Dataset records start

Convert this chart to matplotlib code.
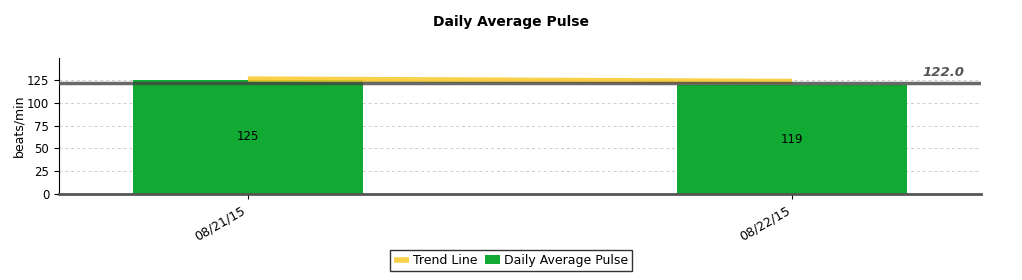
import matplotlib
matplotlib.use("Agg")
import matplotlib.pyplot as plt
import numpy as np

dates = ["08/21/15", "08/22/15"]
pulse = [125, 119]
trend = [125.8, 123.2]
mean_value = 122.0
yticks = [0, 25, 50, 75, 100, 125]

fig = plt.figure(figsize=(10.22, 2.8), dpi=100)
ax = fig.add_axes([0.0577, 0.307, 0.9023, 0.486])

x = np.arange(len(dates))
bars = ax.bar(x, pulse, width=0.423, color="#11aa33", label="Daily Average Pulse", zorder=2)
for xi, v in zip(x, pulse):
    ax.text(xi, v / 2, f"{v}", ha="center", va="center", fontsize=8.5, color="black", zorder=5)

ax.plot(x, trend, color="#f7c928", lw=4, alpha=0.85, label="Trend Line", zorder=3,
        solid_capstyle="butt")
ax.axhline(mean_value, color="#444444", lw=2.5, alpha=0.8, zorder=4)
ax.text(1.317, mean_value + 4, f"{mean_value:.1f}", ha="right", va="bottom", fontsize=9.5,
        fontweight="bold", fontstyle="italic", color="#555555")

ax.set_xlim(-0.347, 1.347)
ax.set_ylim(0, 149)
ax.set_yticks(yticks)
ax.set_xticks(x)
ax.set_xticklabels(dates, rotation=30, ha="right", fontsize=9)
ax.tick_params(axis="y", labelsize=8.5)
ax.set_ylabel("beats/min", fontsize=9, labelpad=1)
ax.yaxis.grid(True, linestyle=(0, (3, 3)), color="#cccccc", lw=0.7, zorder=0)
ax.set_axisbelow(True)
for s in ["top", "right"]:
    ax.spines[s].set_visible(False)
ax.spines["bottom"].set_color("#555555")
ax.spines["bottom"].set_linewidth(2)

fig.text(0.5, 0.921, "Daily Average Pulse", ha="center", va="center",
         fontsize=10, fontweight="bold")

handles, labels = ax.get_legend_handles_labels()
order = [labels.index("Trend Line"), labels.index("Daily Average Pulse")]
leg = fig.legend([handles[i] for i in order], [labels[i] for i in order],
                 loc="center", bbox_to_anchor=(0.5, 0.07), ncol=2, fontsize=9,
                 fancybox=False, edgecolor="black", handlelength=1.2,
                 handletextpad=0.3, columnspacing=0.6, borderpad=0.3)
leg.get_frame().set_linewidth(1)
fig.savefig("out.png", dpi=100)
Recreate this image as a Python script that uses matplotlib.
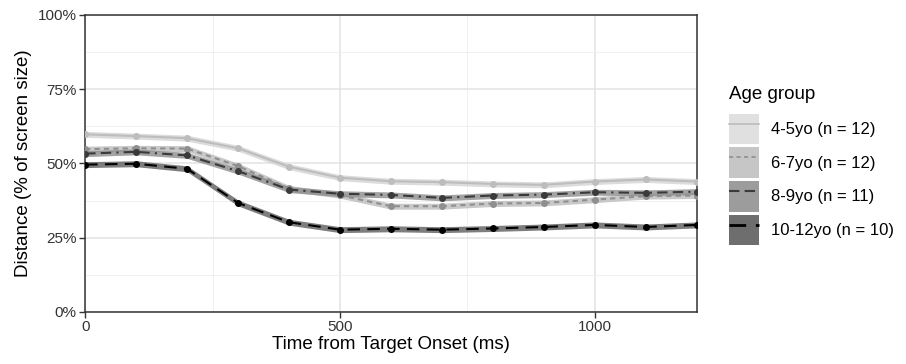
import numpy as np
import matplotlib
matplotlib.use("Agg")
import matplotlib.pyplot as plt
from matplotlib.patches import Patch
from matplotlib.lines import Line2D
from matplotlib.ticker import FuncFormatter, MultipleLocator

plt.rcParams['font.family'] = ['Liberation Sans', 'DejaVu Sans']

time_ms = [0, 100, 200, 300, 400, 500, 600, 700, 800, 900, 1000, 1100, 1200]
groups = ['4-5yo (n = 12)', '6-7yo (n = 12)', '8-9yo (n = 11)', '10-12yo (n = 10)']
dist_45 = [59.8, 59.2, 58.5, 55.1, 48.9, 45.2, 44.0, 43.7, 43.1, 42.8, 43.9, 44.6, 43.9]
dist_67 = [54.8, 55.1, 55.0, 49.1, 41.6, 39.3, 35.6, 35.6, 36.5, 36.7, 37.8, 39.0, 39.2]
dist_89 = [53.3, 53.9, 52.7, 47.4, 41.2, 39.8, 39.4, 38.4, 39.2, 39.5, 40.3, 40.1, 40.5]
dist_1012 = [49.6, 49.9, 48.2, 36.7, 30.2, 27.7, 28.0, 27.7, 28.1, 28.6, 29.3, 28.6, 29.3]
band = 1.0  # ribbon half-width (%)

series = [dist_45, dist_67, dist_89, dist_1012]
fills = ['#d4d4d4', '#bcbcbc', '#8c8c8c', '#5e5e5e']
lines = ['#bdbdbd', '#8f8f8f', '#3a3a3a', '#000000']
styles = ['-', (0, (2.5, 2)), (0, (5, 2.5, 5, 2.5, 1, 2.5)), (0, (6, 3.5))]
key_fills = ['#e0e0e0', '#c6c6c6', '#9c9c9c', '#6e6e6e']
key_lw = [1.2, 1.2, 1.5, 2.0]

fig = plt.figure(figsize=(9.06, 3.64), dpi=100)
ax = fig.add_axes([0.094, 0.143, 0.675, 0.816])

for y, fc, lc, ls in zip(series, fills, lines, styles):
    y = np.array(y)
    ax.fill_between(time_ms, y - band, y + band, color=fc, alpha=0.8, lw=0, zorder=2)
    ax.plot(time_ms, y, color=lc, ls=ls, lw=1.5, marker='o', ms=4, zorder=3)

ax.set_xlim(0, 1200)
ax.set_ylim(0, 100)
ax.xaxis.set_major_locator(MultipleLocator(500))
ax.xaxis.set_minor_locator(MultipleLocator(250))
ax.yaxis.set_major_locator(MultipleLocator(25))
ax.yaxis.set_minor_locator(MultipleLocator(12.5))
ax.yaxis.set_major_formatter(FuncFormatter(lambda v, p: f"{v:.0f}%"))
ax.grid(which='major', color='#e3e3e3', lw=1.1, zorder=0)
ax.grid(which='minor', color='#eeeeee', lw=0.6, zorder=0)
ax.set_axisbelow(True)
ax.tick_params(which='minor', length=0)
ax.tick_params(which='major', length=4, width=1, color='#333333',
               labelsize=11, labelcolor='#333333', pad=2)
for s in ax.spines.values():
    s.set_color('#333333')
    s.set_linewidth(1.1)

ax.set_xlabel('Time from Target Onset (ms)', fontsize=13.5, labelpad=1)
ax.set_ylabel('Distance (% of screen size)', fontsize=13.5, labelpad=4)

handles = []
for kf, lc, ls, lw in zip(key_fills, lines, styles, key_lw):
    handles.append((Patch(facecolor=kf, edgecolor='none'),
                    Line2D([], [], color=lc, ls=ls, lw=lw)))
leg = fig.legend(handles, groups, loc='upper left', bbox_to_anchor=(0.805, 0.765),
                 frameon=False, fontsize=12, title='Age group', title_fontsize=13.5,
                 handlelength=1.8, handleheight=2.45, labelspacing=0.18,
                 handletextpad=0.72, borderpad=0, borderaxespad=0)
leg._legend_box.align = 'left'
leg._legend_box.sep = 8

fig.savefig('out.png', dpi=100)
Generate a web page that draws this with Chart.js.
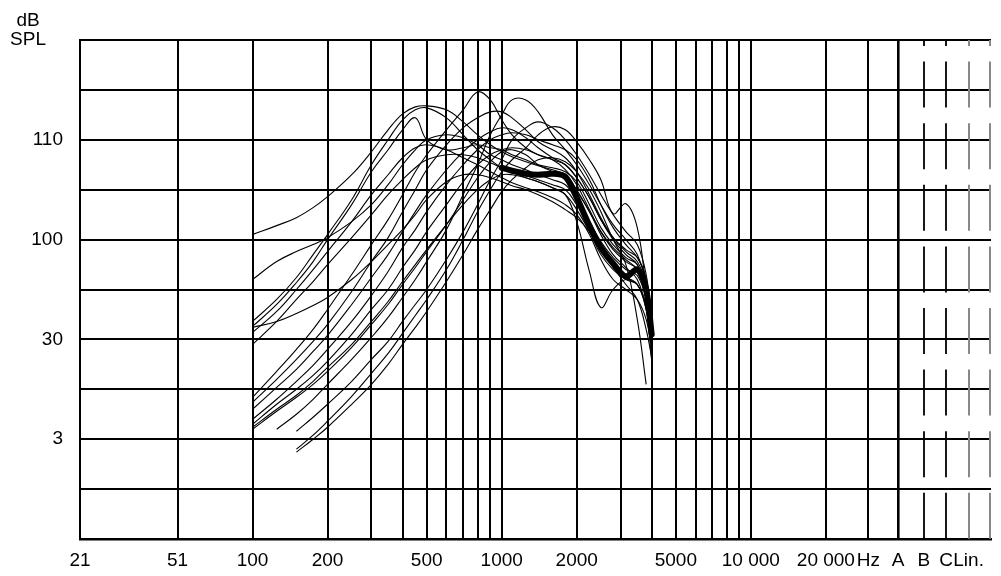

Dataset records end

## Stated task
Without the pictures, restate each entry exactly.

## Solution to this task
Convert this chart to matplotlib code.
import matplotlib
matplotlib.use("Agg")
import matplotlib.pyplot as plt
import numpy as np

dates = ["08/21/15", "08/22/15"]
pulse = [125, 119]
trend = [125.8, 123.2]
mean_value = 122.0
yticks = [0, 25, 50, 75, 100, 125]

fig = plt.figure(figsize=(10.22, 2.8), dpi=100)
ax = fig.add_axes([0.0577, 0.307, 0.9023, 0.486])

x = np.arange(len(dates))
bars = ax.bar(x, pulse, width=0.423, color="#11aa33", label="Daily Average Pulse", zorder=2)
for xi, v in zip(x, pulse):
    ax.text(xi, v / 2, f"{v}", ha="center", va="center", fontsize=8.5, color="black", zorder=5)

ax.plot(x, trend, color="#f7c928", lw=4, alpha=0.85, label="Trend Line", zorder=3,
        solid_capstyle="butt")
ax.axhline(mean_value, color="#444444", lw=2.5, alpha=0.8, zorder=4)
ax.text(1.317, mean_value + 4, f"{mean_value:.1f}", ha="right", va="bottom", fontsize=9.5,
        fontweight="bold", fontstyle="italic", color="#555555")

ax.set_xlim(-0.347, 1.347)
ax.set_ylim(0, 149)
ax.set_yticks(yticks)
ax.set_xticks(x)
ax.set_xticklabels(dates, rotation=30, ha="right", fontsize=9)
ax.tick_params(axis="y", labelsize=8.5)
ax.set_ylabel("beats/min", fontsize=9, labelpad=1)
ax.yaxis.grid(True, linestyle=(0, (3, 3)), color="#cccccc", lw=0.7, zorder=0)
ax.set_axisbelow(True)
for s in ["top", "right"]:
    ax.spines[s].set_visible(False)
ax.spines["bottom"].set_color("#555555")
ax.spines["bottom"].set_linewidth(2)

fig.text(0.5, 0.921, "Daily Average Pulse", ha="center", va="center",
         fontsize=10, fontweight="bold")

handles, labels = ax.get_legend_handles_labels()
order = [labels.index("Trend Line"), labels.index("Daily Average Pulse")]
leg = fig.legend([handles[i] for i in order], [labels[i] for i in order],
                 loc="center", bbox_to_anchor=(0.5, 0.07), ncol=2, fontsize=9,
                 fancybox=False, edgecolor="black", handlelength=1.2,
                 handletextpad=0.3, columnspacing=0.6, borderpad=0.3)
leg.get_frame().set_linewidth(1)
fig.savefig("out.png", dpi=100)
Recreate this image as a Python script that uses matplotlib.
import numpy as np
import matplotlib
matplotlib.use("Agg")
import matplotlib.pyplot as plt
from matplotlib.patches import Patch
from matplotlib.lines import Line2D
from matplotlib.ticker import FuncFormatter, MultipleLocator

plt.rcParams['font.family'] = ['Liberation Sans', 'DejaVu Sans']

time_ms = [0, 100, 200, 300, 400, 500, 600, 700, 800, 900, 1000, 1100, 1200]
groups = ['4-5yo (n = 12)', '6-7yo (n = 12)', '8-9yo (n = 11)', '10-12yo (n = 10)']
dist_45 = [59.8, 59.2, 58.5, 55.1, 48.9, 45.2, 44.0, 43.7, 43.1, 42.8, 43.9, 44.6, 43.9]
dist_67 = [54.8, 55.1, 55.0, 49.1, 41.6, 39.3, 35.6, 35.6, 36.5, 36.7, 37.8, 39.0, 39.2]
dist_89 = [53.3, 53.9, 52.7, 47.4, 41.2, 39.8, 39.4, 38.4, 39.2, 39.5, 40.3, 40.1, 40.5]
dist_1012 = [49.6, 49.9, 48.2, 36.7, 30.2, 27.7, 28.0, 27.7, 28.1, 28.6, 29.3, 28.6, 29.3]
band = 1.0  # ribbon half-width (%)

series = [dist_45, dist_67, dist_89, dist_1012]
fills = ['#d4d4d4', '#bcbcbc', '#8c8c8c', '#5e5e5e']
lines = ['#bdbdbd', '#8f8f8f', '#3a3a3a', '#000000']
styles = ['-', (0, (2.5, 2)), (0, (5, 2.5, 5, 2.5, 1, 2.5)), (0, (6, 3.5))]
key_fills = ['#e0e0e0', '#c6c6c6', '#9c9c9c', '#6e6e6e']
key_lw = [1.2, 1.2, 1.5, 2.0]

fig = plt.figure(figsize=(9.06, 3.64), dpi=100)
ax = fig.add_axes([0.094, 0.143, 0.675, 0.816])

for y, fc, lc, ls in zip(series, fills, lines, styles):
    y = np.array(y)
    ax.fill_between(time_ms, y - band, y + band, color=fc, alpha=0.8, lw=0, zorder=2)
    ax.plot(time_ms, y, color=lc, ls=ls, lw=1.5, marker='o', ms=4, zorder=3)

ax.set_xlim(0, 1200)
ax.set_ylim(0, 100)
ax.xaxis.set_major_locator(MultipleLocator(500))
ax.xaxis.set_minor_locator(MultipleLocator(250))
ax.yaxis.set_major_locator(MultipleLocator(25))
ax.yaxis.set_minor_locator(MultipleLocator(12.5))
ax.yaxis.set_major_formatter(FuncFormatter(lambda v, p: f"{v:.0f}%"))
ax.grid(which='major', color='#e3e3e3', lw=1.1, zorder=0)
ax.grid(which='minor', color='#eeeeee', lw=0.6, zorder=0)
ax.set_axisbelow(True)
ax.tick_params(which='minor', length=0)
ax.tick_params(which='major', length=4, width=1, color='#333333',
               labelsize=11, labelcolor='#333333', pad=2)
for s in ax.spines.values():
    s.set_color('#333333')
    s.set_linewidth(1.1)

ax.set_xlabel('Time from Target Onset (ms)', fontsize=13.5, labelpad=1)
ax.set_ylabel('Distance (% of screen size)', fontsize=13.5, labelpad=4)

handles = []
for kf, lc, ls, lw in zip(key_fills, lines, styles, key_lw):
    handles.append((Patch(facecolor=kf, edgecolor='none'),
                    Line2D([], [], color=lc, ls=ls, lw=lw)))
leg = fig.legend(handles, groups, loc='upper left', bbox_to_anchor=(0.805, 0.765),
                 frameon=False, fontsize=12, title='Age group', title_fontsize=13.5,
                 handlelength=1.8, handleheight=2.45, labelspacing=0.18,
                 handletextpad=0.72, borderpad=0, borderaxespad=0)
leg._legend_box.align = 'left'
leg._legend_box.sep = 8

fig.savefig('out.png', dpi=100)
Generate a web page that draws this with Chart.js.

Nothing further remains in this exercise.